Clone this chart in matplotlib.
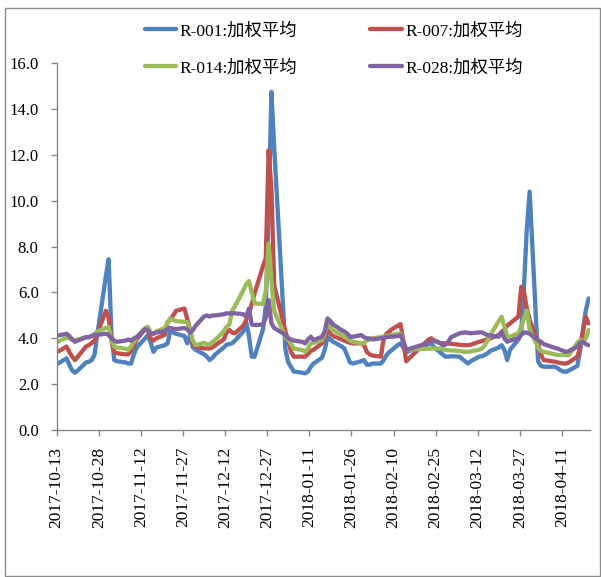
import matplotlib
matplotlib.use("Agg")
import matplotlib.pyplot as plt
import matplotlib.dates as mdates
from matplotlib.patches import Rectangle
import pandas as pd
import numpy as np

plt.rcParams["font.family"] = ["Liberation Serif", "Noto Sans CJK SC"]

# Interbank trading calendar, 2017-10-13 .. 2018-04-20
START, END = "2017-10-13", "2018-04-20"
HOLIDAYS = ["2018-01-01", "2018-02-15", "2018-02-16", "2018-02-19",
            "2018-02-20", "2018-02-21", "2018-04-05", "2018-04-06"]
MAKEUP_DAYS = ["2018-02-11", "2018-02-24", "2018-04-08"]

series_names = ["R-001:加权平均", "R-007:加权平均", "R-014:加权平均", "R-028:加权平均"]
series_colors = ["#4F81BD", "#C0504D", "#9BBB59", "#8064A2"]

r001 = [
    # Oct
    2.90, 3.13, 2.85, 2.60, 2.50, 2.60, 2.95, 2.98, 3.05, 3.30, 4.20, 6.70, 7.45,
    # Nov
    4.20, 3.05, 3.00, 2.95, 2.90, 2.90, 3.30, 3.60, 4.00, 4.15, 3.80, 3.41, 3.60,
    3.70, 3.78, 4.35, 4.25, 4.20, 4.10, 3.78, 4.15, 3.60,
    # Dec
    3.50, 3.30, 3.20, 3.05, 3.15, 3.30, 3.60, 3.72, 3.75, 3.78, 3.90, 4.30, 4.70,
    4.10, 3.20, 3.20, 4.40, 5.40, 9.50, 14.75, 12.30,
    # Jan
    3.50, 2.95, 2.75, 2.55, 2.50, 2.47, 2.55, 2.75, 2.90, 3.15, 3.50, 4.05, 3.95,
    3.85, 3.65, 3.55, 3.25, 2.95, 2.90, 3.00, 3.05, 2.85,
    # Feb
    2.85, 2.90, 2.90, 3.05, 3.27, 3.40, 3.50, 3.70, 3.78, 3.60, 3.40, 3.75, 3.78,
    3.60, 3.40, 3.30, 3.20,
    # Mar
    3.20, 3.22, 3.20, 3.10, 3.00, 2.90, 3.00, 3.20, 3.22, 3.27, 3.35, 3.45, 3.60,
    3.70, 3.50, 3.05, 3.50, 3.95, 4.30, 6.30, 8.80, 10.40,
    # Apr
    3.00, 2.80, 2.76, 2.76, 2.70, 2.60, 2.55, 2.54, 2.60, 2.80, 3.50, 4.40, 5.20, 5.74,
]

r007 = [
    # Oct
    3.42, 3.64, 3.40, 3.20, 3.05, 3.20, 3.65, 3.70, 3.80, 3.90, 4.20, 5.20, 4.90,
    # Nov
    3.90, 3.40, 3.35, 3.30, 3.30, 3.45, 3.70, 3.95, 4.40, 4.35, 4.00, 3.90, 4.00,
    4.15, 4.70, 4.85, 5.00, 5.20, 5.30, 4.85, 4.40, 3.75,
    # Dec
    3.63, 3.56, 3.56, 3.56, 3.60, 3.70, 3.95, 4.25, 4.36, 4.25, 4.22, 4.55, 4.80,
    5.10, 5.50, 5.96, 7.15, 7.50, 12.20, 10.50, 6.30,
    # Jan
    4.30, 3.90, 3.40, 3.20, 3.20, 3.20, 3.30, 3.45, 3.50, 3.78, 4.00, 4.36, 4.20,
    4.10, 3.95, 3.90, 3.85, 3.80, 3.78, 3.78, 3.70, 3.40,
    # Feb
    3.30, 3.25, 3.20, 4.00, 4.20, 4.30, 4.40, 4.55, 4.62, 3.90, 3.00, 3.95, 4.00,
    3.90, 3.80, 3.78, 3.78,
    # Mar
    3.78, 3.76, 3.72, 3.70, 3.70, 3.70, 3.72, 3.85, 3.88, 3.92, 3.96, 4.00, 4.15,
    4.25, 4.40, 4.55, 4.65, 4.95, 6.25, 6.00, 5.30, 4.80,
    # Apr
    3.80, 3.30, 3.05, 2.98, 2.95, 2.92, 2.90, 2.90, 2.95, 3.20, 3.60, 4.30, 4.94, 4.65,
]

r014 = [
    # Oct
    3.85, 4.03, 4.00, 3.95, 3.92, 3.95, 4.05, 4.05, 4.10, 4.20, 4.30, 4.45, 4.50,
    # Nov
    3.90, 3.64, 3.60, 3.55, 3.50, 3.65, 3.85, 4.05, 4.45, 4.50, 4.25, 4.20, 4.30,
    4.45, 4.65, 4.87, 4.80, 4.75, 4.72, 4.70, 4.35, 3.90,
    # Dec
    3.70, 3.80, 3.75, 3.72, 3.85, 3.93, 4.30, 4.50, 4.60, 5.20, 5.40, 6.10, 6.35,
    6.50, 6.00, 5.52, 5.50, 6.10, 8.14, 6.50, 5.20,
    # Jan
    4.05, 3.95, 3.75, 3.55, 3.49, 3.41, 3.55, 3.78, 3.80, 3.92, 4.20, 4.65, 4.50,
    4.35, 4.15, 4.07, 4.00, 3.90, 3.85, 3.78, 3.80, 3.90,
    # Feb
    3.95, 4.00, 4.05, 4.07, 4.10, 4.12, 4.15, 4.20, 4.20, 3.90, 3.50, 3.55, 3.56,
    3.56, 3.55, 3.52, 3.50,
    # Mar
    3.48, 3.47, 3.45, 3.43, 3.41, 3.41, 3.43, 3.50, 3.56, 3.70, 3.90, 4.15, 4.75,
    4.94, 4.50, 4.10, 4.07, 4.22, 4.50, 4.87, 5.20, 4.40,
    # Apr
    3.60, 3.45, 3.41, 3.30, 3.27, 3.27, 3.27, 3.27, 3.27, 3.80, 3.93, 3.80, 4.00, 4.36,
]

r028 = [
    # Oct
    4.12, 4.20, 4.10, 3.95, 3.85, 3.90, 4.05, 4.05, 4.10, 4.15, 4.15, 4.20, 4.15,
    # Nov
    4.00, 3.90, 3.85, 3.90, 3.95, 3.90, 4.00, 4.05, 4.40, 4.35, 4.20, 4.20, 4.25,
    4.30, 4.43, 4.45, 4.42, 4.40, 4.45, 4.40, 4.25, 4.35,
    # Dec
    4.55, 4.95, 5.00, 4.95, 5.00, 5.00, 5.05, 5.09, 5.09, 5.09, 5.09, 5.05, 4.95,
    5.30, 4.60, 4.58, 4.60, 4.90, 5.67, 4.65, 4.45,
    # Jan
    4.15, 4.00, 3.95, 3.90, 3.85, 3.78, 3.95, 4.07, 3.92, 4.07, 4.30, 4.87, 4.75,
    4.60, 4.36, 4.30, 4.20, 4.07, 4.07, 4.14, 4.05, 4.00,
    # Feb
    4.00, 3.95, 4.00, 4.02, 4.05, 4.07, 4.07, 4.10, 4.14, 3.85, 3.50, 3.80, 3.85,
    3.90, 3.80, 3.70, 3.72,
    # Mar
    3.85, 4.05, 4.22, 4.24, 4.26, 4.24, 4.22, 4.26, 4.26, 4.20, 4.14, 4.12, 4.07,
    4.29, 4.00, 3.85, 3.90, 4.00, 4.15, 4.25, 4.25, 4.20,
    # Apr
    3.92, 3.85, 3.75, 3.58, 3.55, 3.50, 3.45, 3.41, 3.45, 3.63, 3.80, 3.85, 3.75, 3.70,
]

y_ticks = [0, 2, 4, 6, 8, 10, 12, 14, 16]
tick_step_days = 15

# trading days: weekdays minus holidays, plus make-up weekend sessions
days = pd.bdate_range(START, END)
days = days.difference(pd.to_datetime(HOLIDAYS)).union(pd.to_datetime(MAKEUP_DAYS))

# each day occupies one slot on the date axis; points sit in the slot centre
x = mdates.date2num(days.to_pydatetime()) + 0.5

fig = plt.figure(figsize=(6.01, 5.77), dpi=100)
W, H = 601, 577
ax = fig.add_axes([56.7 / W, 1 - 430 / H, (590 - 56.7) / W, (430 - 63.3) / H])

lines = []
for name, vals, col in zip(series_names, [r001, r007, r014, r028], series_colors):
    ln, = ax.plot(x, vals, color=col, lw=3.1, label=name, solid_joinstyle="round",
                  solid_capstyle="round")
    lines.append(ln)

x0 = mdates.date2num(pd.Timestamp(START).to_pydatetime())
x1 = mdates.date2num((pd.Timestamp(END) + pd.Timedelta(days=1)).to_pydatetime())
ax.set_xlim(x0, x1)
ax.set_ylim(0, 16)

tick_dates = pd.date_range(START, END, freq=f"{tick_step_days}D")
ax.set_xticks(mdates.date2num(tick_dates.to_pydatetime()))
ax.set_xticklabels([d.strftime("%Y-%m-%d") for d in tick_dates], rotation=90,
                   fontsize=12.5)
ax.set_yticks(y_ticks)
ax.set_yticklabels([f"{v:.1f}" for v in y_ticks], fontsize=12)

for side in ("top", "right"):
    ax.spines[side].set_visible(False)
for side in ("left", "bottom"):
    ax.spines[side].set_color("#868686")
    ax.spines[side].set_linewidth(1.0)
ax.tick_params(axis="both", direction="out", length=4, width=1.0, color="#868686")
ax.tick_params(axis="x", pad=8)
ax.tick_params(axis="y", pad=9)

# two rows: 001 | 007 on top, 014 | 028 below
order = [0, 2, 1, 3]
fig.legend([lines[i] for i in order], [series_names[i] for i in order],
           loc="upper left", bbox_to_anchor=(145 / W, 1 - 23 / H), ncol=2,
           frameon=False, fontsize=12.5, handlelength=1.8, handletextpad=0.2,
           columnspacing=4.2, labelspacing=1.17, borderpad=0, borderaxespad=0)

fig.patches.append(Rectangle((4.5 / W, 1.5 / H), (600 - 4.5) / W, (576 - 8.5) / H,
                             transform=fig.transFigure, fill=False,
                             edgecolor="#8c8c8c", lw=1.0))

fig.savefig("out.png", dpi=100)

Task requirements
Scan the material above. Copy each line that holds the word "matplotlib".

Expected output
Clone this chart in matplotlib.
import matplotlib
matplotlib.use("Agg")
import matplotlib.pyplot as plt
import matplotlib.dates as mdates
from matplotlib.patches import Rectangle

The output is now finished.